Your IP will change if it's dynamic. Ask for a static IP or at the VERY LEAST a sticky IP with a decent DHCP lease. Some ISPs do care about high traffic sites. That's enough said about that, just give 'em a call. Your bandwidth is most likely throttled, if you need more call your ISP. Ask for someone in the tech department, not in sales... don't waste their time acting smart- just tell them, in English, what it is you're wanting.
You'll want a domain name, right? You need to change the A records to point to your machines IP, that's a pita if it keeps changing every day. You're also going to want decent name servers so don't pick a fly-by-night registrar.
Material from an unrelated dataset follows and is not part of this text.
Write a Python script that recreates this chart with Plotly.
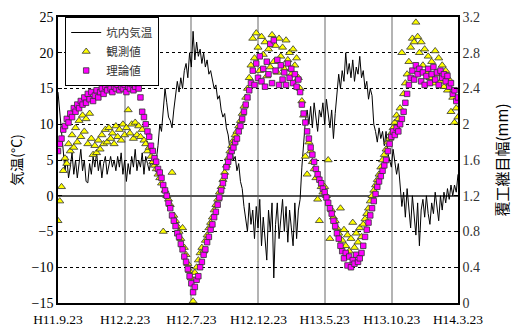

If your power goes out during a storm, your site goes down. If that doesn't bother you- good, because there aren't many alternatives.
Keeping your machine on 24/7 processing traffic means your electric bill will go up, not a joke. Disks don't spin on wishes. Awwwwwwwwwww, I wish my electricity bill was zero :rolleyes:
Configuring Apache can be hours of trouble. Security updates are required if you don't want someone sitting on your box. Windows in general is impossibly hard to secure, the mandatory access controls are this never ending mess. But as an administrator you should probably have that all figured out eh?
You want SSL? Well unless your visitors trust you or someone in a chain of CAs leading up to a known CA- prepare to fork over some money to a big-name CA to sign your cert. $100 for a year. But a hobbyist doesn't need this- plus you're smart, find a central authentication system you trust (like Open ID, they pay for a signed cert).
All in all you're talking about spending $10 to $20 USD to get set up ($10 domain registration, $0-10 sticky IP), plus ~10 hours to get an open port for the world, plus ~10 hours configuring your services properly, plus ~20 hours if you have ADHD.